Another winter weekend, another bout of citrus preserving.
First, citrus peels rubbed in sugar to extract oils and make an oleo saccharum, my favorite way to get flavor out of citrus. I tried both bergamot from Monterey Market and a mystery pomelo/citron hybrid(?) citrus from someone in our neighborhood. I was lazy about my usual careful cutting out of all pith inside the rind of the pomelo/citron since it didn’t taste especially bitter.
I also wanted to try making black lemons / black limes— both whole meyer lemons and bearss limes from the back yard trees, boiled in very salty water for 10 minutes, then put in a dehydrator whole for 3 days (rather than sun-drying them over a month as would be more traditional– our rainy Oakland winter wasn’t cooperating).
The result, surprisingly, was very dry (almost brittle) limes and lemons with glossy black interiors and a slightly funky taste– it will be interesting to see if they are dry enough to truly keep without spoiling and add flavor to stews and cous cous…
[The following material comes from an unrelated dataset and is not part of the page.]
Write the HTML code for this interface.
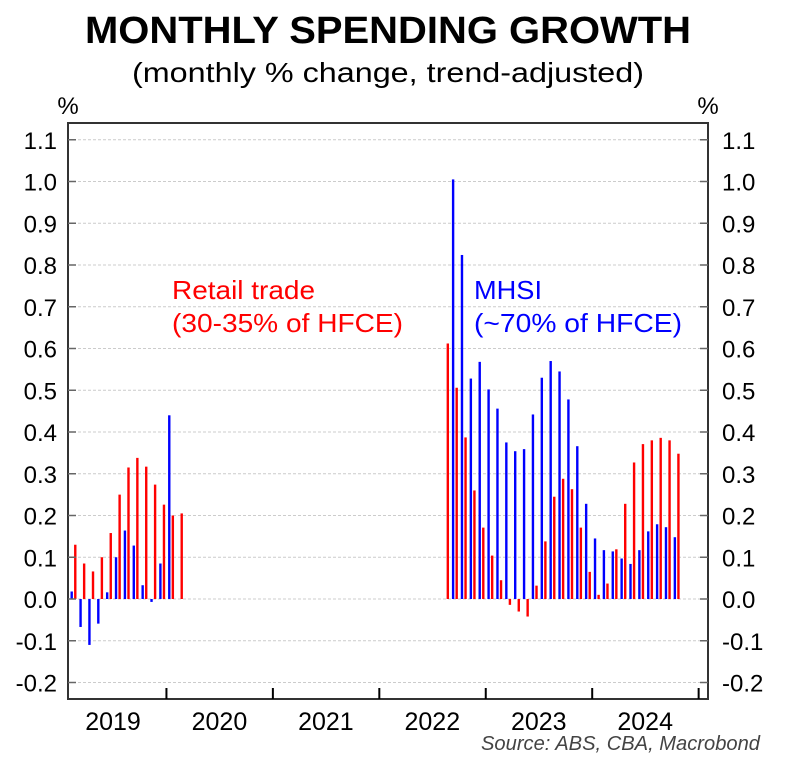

Someone else gifted me some red and yellow rocoto peppers (capsicum pubescens), which were extremely hot but with a bit of fruitiness like a habanero. I dehydrated a few trays of them to grind into chili powder and filled another jar with them and a 4% sea salt solution, garlic, and mustard seed to see how they ferment:
The end result (including some whole limes packed in salt to make preserved limes, and a bergamot-rice vinegar shrub made from the oleo saccharum)–
Not shown, a “pomelocello” made with the pomelo/citron oleo saccharum, the juice, and cheap vodka.
Not bad for a weekend’s work. The dried rocoto pepper powder has already become a good go-to for chili, beans, and stew, and the bergamot-rice vinegar shrub makes a great non-alcoholic cocktail diluted about 1:6 with sparkling water.